Ripercorrendo le tappe principali della storia di “Cosa nostra” e delle organizzazioni mafiose, ricordando le persone simbolo del sacrificio e delle stragi, Padre Pino Puglisi, Piersanti Mattarella, Pio La Torre, Don Giuseppe Diana, fino ad arrivare agli omicidi di Giovanni Falcone e Paolo Borsellino, De Lucia ha parlato del carattere attuale delle mafie e del lavoro delle Procure per sconfiggerle: «La mafia è una struttura complessa ed elastica: contemporaneamente sempre e mai uguale a se stessa, che esiste sullo stesso territorio dello Stato e che attualmente, dopo i colpi subiti dallo Stato stesso nei decenni scorsi, tenta di darsi nuovamente una struttura e di tornare ricca, soprattutto grazie al traffico di droga».
L’analisi del linguaggio mafioso, il lavoro quotidiano e continuo della Procura e delle Forze dell’ordine, il ruolo delle donne nelle famiglie mafiose, il modo di rapportarsi agli altri, l’osservanza formale delle regole religiose, la legislazione antimafia e il processo penale, il dovere civico dei cittadini, le misure di prevenzione e di educazione, la nuova Cosa nostra. Tutto questo è stato al centro degli interventi e del dibattito che è seguito grazie alle domande, curiose ed emozionate delle studentesse e degli studenti, particolarmente sulla società attuale dove Cosa nostra ancora esiste e opera: «È vero che esiste un ambiente che ha condiviso fini e interessi della mafia, soprattutto a causa della povertà, del deficit culturale, e della convenienza di alcuni – ha risposto De Lucia - ma oggi c’è un movimento di giovani molto impegnato. Gli applausi per la strada dopo l’arresto di Matteo Messina Denaro ne sono stati la prova: cittadini non organizzati che, spontaneamente, scendono dalle automobili per applaudire e ringraziare i Carabinieri sono stati il segno che la speranza esiste».
Fino alla domanda finale, quella che tutti vorrebbero porre, che ha concluso l’incontro in un senso di impegno, realismo e speranza: “Procuratore, è possibile un mondo senza mafia?”
«I latitanti si catturano lavorando, ogni giorno, in maniera seria e meticolosa – ha detto il Procuratore - E di certo, se sconfiggiamo l’omertà, sconfiggiamo la mafia. Ma per farlo occorre la cosiddetta “antimafia dei diritti”: uno Stato che non solo reprime, ma costruisce. Un mondo senza mafia ancora non esiste, ma ho dedicato trent’anni della mia vita a questo scopo e non posso credere che alla fine la mafia possa vincere sui cittadini di questa Repubblica».

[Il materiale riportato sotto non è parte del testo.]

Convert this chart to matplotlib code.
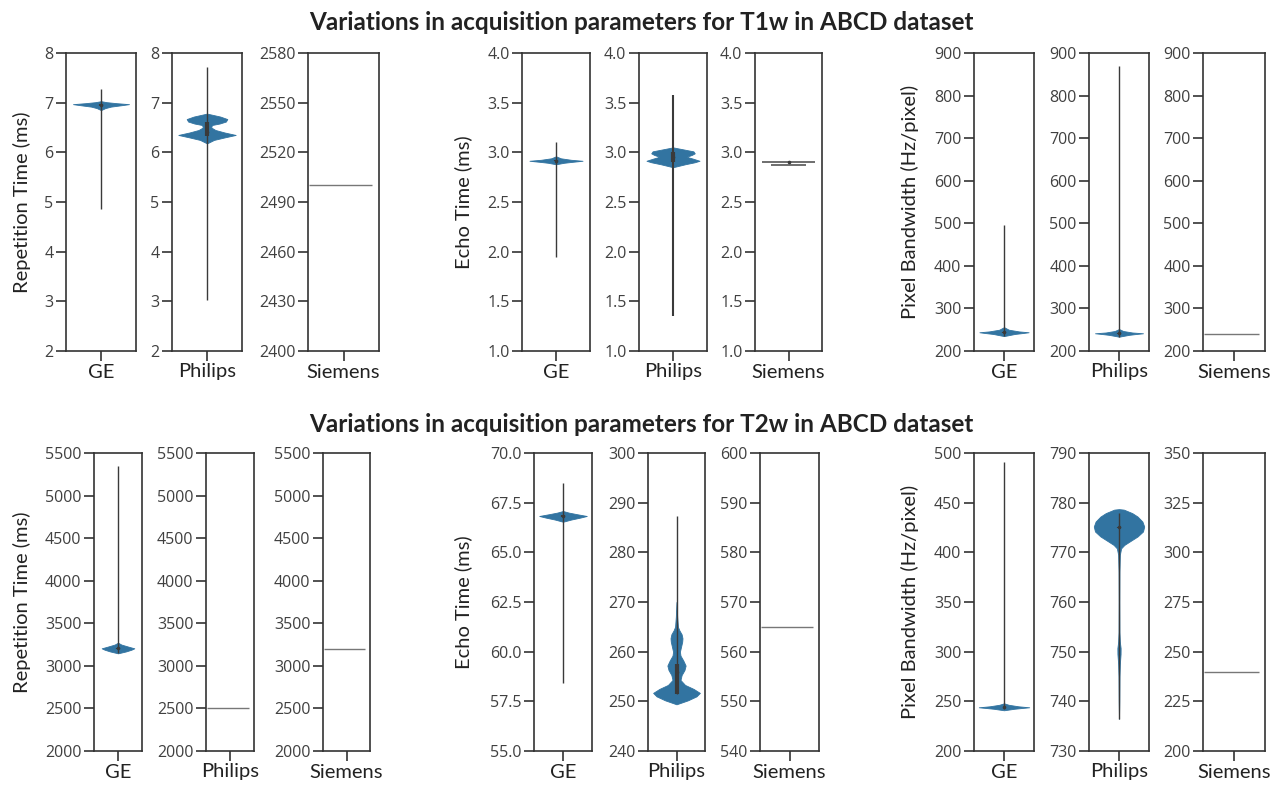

“Avvenire in campus: un’occasione di formazione e di crescita grazie alla lettura ragionata delle notizie”
«In un tempo in cui i social media e la diffusione su scala mondiale dei modelli comunicativi hanno radicalmente cambiato il modo di fare e di intendere l’informazione e in un tempo in cui non solo le informazioni, ma anche noi giovani, ci muoviamo con una velocità infinitamente superiore, il giornale ci appare come un utile strumento che possa aiutarci a fermare un attimo questa sfrenata rincorsa contro il tempo, trovando tutti noi una guida ragionata dentro e attraverso le notizie di ogni giorno» – hanno commentato studentesse e studenti al termine dell’incontro – la lettura del giornale, cartaceo e non, infatti, “obbliga” al ragionamento e alla riflessione, richiede rigore interpretativo e un’analisi metodica di ciò che leggiamo. Non offre scorciatoie al pensiero e impone un quotidiano ripensamento su più aspetti della realtà, facendo di noi persone capaci di avere prospettive infinitamente più ampie».
«Proprio per questo - hanno continuato i collegiali - un giornale come Avvenire, il cui pensiero non è del singolo, ma della comunità e degli ideali ai quali si affida, offre una visione più oggettiva e armonica della realtà. Il progetto “Avvenire in Campus” ci appare dunque oggi una preziosa occasione di formazione per tutti i collegiali; gli incontri che vedono presenti le personalità del mondo dell’informazione e dell’attualità possono rappresentare dei momenti di crescita comunitaria che ci possono portare ad ampliare il nostro pensiero critico e a riconoscere e potenziare aspetti di noi stessi ancora sconosciuti».